═════ DATA SHOWN

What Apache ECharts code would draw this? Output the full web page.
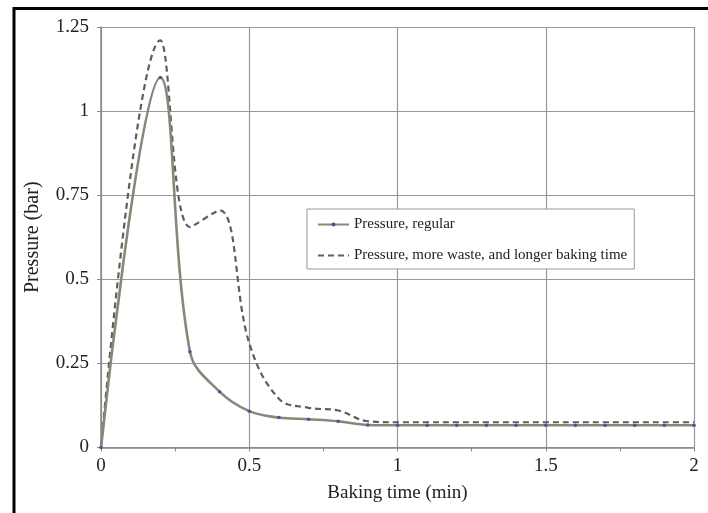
<!DOCTYPE html>
<html><head><meta charset="utf-8">
<script src="https://cdn.jsdelivr.net/npm/echarts@6/dist/echarts.min.js"></script>
<style>html,body{margin:0;padding:0;background:#fff;}#c{width:708px;height:513px;}</style>
</head><body><div id="c"></div>
<script>
const timeRegular = [0, 0.2, 0.3, 0.4, 0.5, 0.6, 0.7, 0.8, 0.9, 1.0, 1.1, 1.2, 1.3, 1.4, 1.5, 1.6, 1.7, 1.8, 1.9, 2.0];
const pressureRegular = [0, 1.1, 0.285, 0.166, 0.108, 0.089, 0.084, 0.078, 0.067, 0.066, 0.066, 0.066, 0.066, 0.066, 0.066, 0.066, 0.066, 0.066, 0.066, 0.066];
const timeWaste = [0, 0.2, 0.3, 0.4, 0.5, 0.6, 0.7, 0.8, 0.9, 1.0, 1.1, 1.2, 1.3, 1.4, 1.5, 1.6, 1.7, 1.8, 1.9, 2.0];
const pressureWaste = [0, 1.21, 0.655, 0.705, 0.31, 0.145, 0.118, 0.11, 0.078, 0.075, 0.075, 0.075, 0.075, 0.075, 0.075, 0.075, 0.075, 0.075, 0.075, 0.075];
const seriesNames = ['Pressure, regular', 'Pressure, more waste, and longer baking time'];
const xTickLabels = ['0', '0.5', '1', '1.5', '2'];
const yTickLabels = ['0', '0.25', '0.5', '0.75', '1', '1.25'];

const font = 'Liberation Serif';
const chart = echarts.init(document.getElementById('c'));
chart.setOption({
  animation: false,
  backgroundColor: '#fff',
  grid: { left: 101, right: 14, top: 27, bottom: 65.5 },
  xAxis: {
    type: 'value', min: 0, max: 2, interval: 0.5,
    name: 'Baking time (min)', nameLocation: 'middle', nameGap: 36,
    nameTextStyle: { fontFamily: font, fontSize: 19, color: '#222' },
    axisLine: { show: true, lineStyle: { color: '#888', width: 1.5 } },
    axisTick: { show: true, length: 4, lineStyle: { color: '#888' } },
    minorTick: { show: true, splitNumber: 2, length: 4, lineStyle: { color: '#888' } },
    axisLabel: { fontFamily: font, fontSize: 19, color: '#222', margin: 9,
      formatter: v => xTickLabels[Math.round(v / 0.5)] },
    splitLine: { show: true, lineStyle: { color: '#999', width: 1.2 } }
  },
  yAxis: {
    type: 'value', min: 0, max: 1.25, interval: 0.25,
    name: 'Pressure (bar)', nameLocation: 'middle', nameGap: 58, nameRotate: 90,
    nameTextStyle: { fontFamily: font, fontSize: 20, color: '#222' },
    axisLine: { show: true, lineStyle: { color: '#888', width: 1.5 } },
    axisTick: { show: true, length: 4, lineStyle: { color: '#888' } },
    axisLabel: { fontFamily: font, fontSize: 19, color: '#222', margin: 12,
      formatter: v => yTickLabels[Math.round(v / 0.25)] },
    splitLine: { show: true, lineStyle: { color: '#999', width: 1.2 } }
  },
  legend: {
    orient: 'vertical', left: 307, top: 209,
    backgroundColor: '#fff', borderColor: '#999', borderWidth: 1,
    padding: [8, 7, 6, 10], itemGap: 16, itemWidth: 31, itemHeight: 5,
    textStyle: { fontFamily: font, fontSize: 15, color: '#222' },
    data: [
      { name: seriesNames[0] },
      { name: seriesNames[1], itemStyle: { opacity: 0 } }
    ]
  },
  series: [
    {
      name: seriesNames[1], type: 'line', smooth: 0.38, z: 2,
      data: timeWaste.map((t, i) => [t, pressureWaste[i]]),
      symbol: 'none',
      lineStyle: { color: '#5e5e5e', width: 2.2, type: [6, 4] },
      itemStyle: { color: '#5e5e5e' }
    },
    {
      name: seriesNames[0], type: 'line', smooth: 0.38, z: 3,
      data: timeRegular.map((t, i) => [t, pressureRegular[i]]),
      symbol: 'circle', symbolSize: 3.5, showSymbol: true,
      lineStyle: { color: '#8a8679', width: 2.6 },
      itemStyle: { color: '#5050a0' }
    }
  ],
  graphic: [
    { type: 'line', shape: { x1: 14, y1: 7, x2: 14, y2: 513 }, style: { stroke: '#000', lineWidth: 3 } },
    { type: 'line', shape: { x1: 14, y1: 8.5, x2: 708, y2: 8.5 }, style: { stroke: '#000', lineWidth: 3 } }
  ]
});
</script></body></html>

══════════

**WHAT IS EXPECTED:** From the data above, write out everything exactly except the pictures.

**FINISHED ANSWER:**
What Apache ECharts code would draw this? Output the full web page.
<!DOCTYPE html>
<html><head><meta charset="utf-8">
<script src="https://cdn.jsdelivr.net/npm/echarts@6/dist/echarts.min.js"></script>
<style>html,body{margin:0;padding:0;background:#fff;}#c{width:708px;height:513px;}</style>
</head><body><div id="c"></div>
<script>
const timeRegular = [0, 0.2, 0.3, 0.4, 0.5, 0.6, 0.7, 0.8, 0.9, 1.0, 1.1, 1.2, 1.3, 1.4, 1.5, 1.6, 1.7, 1.8, 1.9, 2.0];
const pressureRegular = [0, 1.1, 0.285, 0.166, 0.108, 0.089, 0.084, 0.078, 0.067, 0.066, 0.066, 0.066, 0.066, 0.066, 0.066, 0.066, 0.066, 0.066, 0.066, 0.066];
const timeWaste = [0, 0.2, 0.3, 0.4, 0.5, 0.6, 0.7, 0.8, 0.9, 1.0, 1.1, 1.2, 1.3, 1.4, 1.5, 1.6, 1.7, 1.8, 1.9, 2.0];
const pressureWaste = [0, 1.21, 0.655, 0.705, 0.31, 0.145, 0.118, 0.11, 0.078, 0.075, 0.075, 0.075, 0.075, 0.075, 0.075, 0.075, 0.075, 0.075, 0.075, 0.075];
const seriesNames = ['Pressure, regular', 'Pressure, more waste, and longer baking time'];
const xTickLabels = ['0', '0.5', '1', '1.5', '2'];
const yTickLabels = ['0', '0.25', '0.5', '0.75', '1', '1.25'];

const font = 'Liberation Serif';
const chart = echarts.init(document.getElementById('c'));
chart.setOption({
  animation: false,
  backgroundColor: '#fff',
  grid: { left: 101, right: 14, top: 27, bottom: 65.5 },
  xAxis: {
    type: 'value', min: 0, max: 2, interval: 0.5,
    name: 'Baking time (min)', nameLocation: 'middle', nameGap: 36,
    nameTextStyle: { fontFamily: font, fontSize: 19, color: '#222' },
    axisLine: { show: true, lineStyle: { color: '#888', width: 1.5 } },
    axisTick: { show: true, length: 4, lineStyle: { color: '#888' } },
    minorTick: { show: true, splitNumber: 2, length: 4, lineStyle: { color: '#888' } },
    axisLabel: { fontFamily: font, fontSize: 19, color: '#222', margin: 9,
      formatter: v => xTickLabels[Math.round(v / 0.5)] },
    splitLine: { show: true, lineStyle: { color: '#999', width: 1.2 } }
  },
  yAxis: {
    type: 'value', min: 0, max: 1.25, interval: 0.25,
    name: 'Pressure (bar)', nameLocation: 'middle', nameGap: 58, nameRotate: 90,
    nameTextStyle: { fontFamily: font, fontSize: 20, color: '#222' },
    axisLine: { show: true, lineStyle: { color: '#888', width: 1.5 } },
    axisTick: { show: true, length: 4, lineStyle: { color: '#888' } },
    axisLabel: { fontFamily: font, fontSize: 19, color: '#222', margin: 12,
      formatter: v => yTickLabels[Math.round(v / 0.25)] },
    splitLine: { show: true, lineStyle: { color: '#999', width: 1.2 } }
  },
  legend: {
    orient: 'vertical', left: 307, top: 209,
    backgroundColor: '#fff', borderColor: '#999', borderWidth: 1,
    padding: [8, 7, 6, 10], itemGap: 16, itemWidth: 31, itemHeight: 5,
    textStyle: { fontFamily: font, fontSize: 15, color: '#222' },
    data: [
      { name: seriesNames[0] },
      { name: seriesNames[1], itemStyle: { opacity: 0 } }
    ]
  },
  series: [
    {
      name: seriesNames[1], type: 'line', smooth: 0.38, z: 2,
      data: timeWaste.map((t, i) => [t, pressureWaste[i]]),
      symbol: 'none',
      lineStyle: { color: '#5e5e5e', width: 2.2, type: [6, 4] },
      itemStyle: { color: '#5e5e5e' }
    },
    {
      name: seriesNames[0], type: 'line', smooth: 0.38, z: 3,
      data: timeRegular.map((t, i) => [t, pressureRegular[i]]),
      symbol: 'circle', symbolSize: 3.5, showSymbol: true,
      lineStyle: { color: '#8a8679', width: 2.6 },
      itemStyle: { color: '#5050a0' }
    }
  ],
  graphic: [
    { type: 'line', shape: { x1: 14, y1: 7, x2: 14, y2: 513 }, style: { stroke: '#000', lineWidth: 3 } },
    { type: 'line', shape: { x1: 14, y1: 8.5, x2: 708, y2: 8.5 }, style: { stroke: '#000', lineWidth: 3 } }
  ]
});
</script></body></html>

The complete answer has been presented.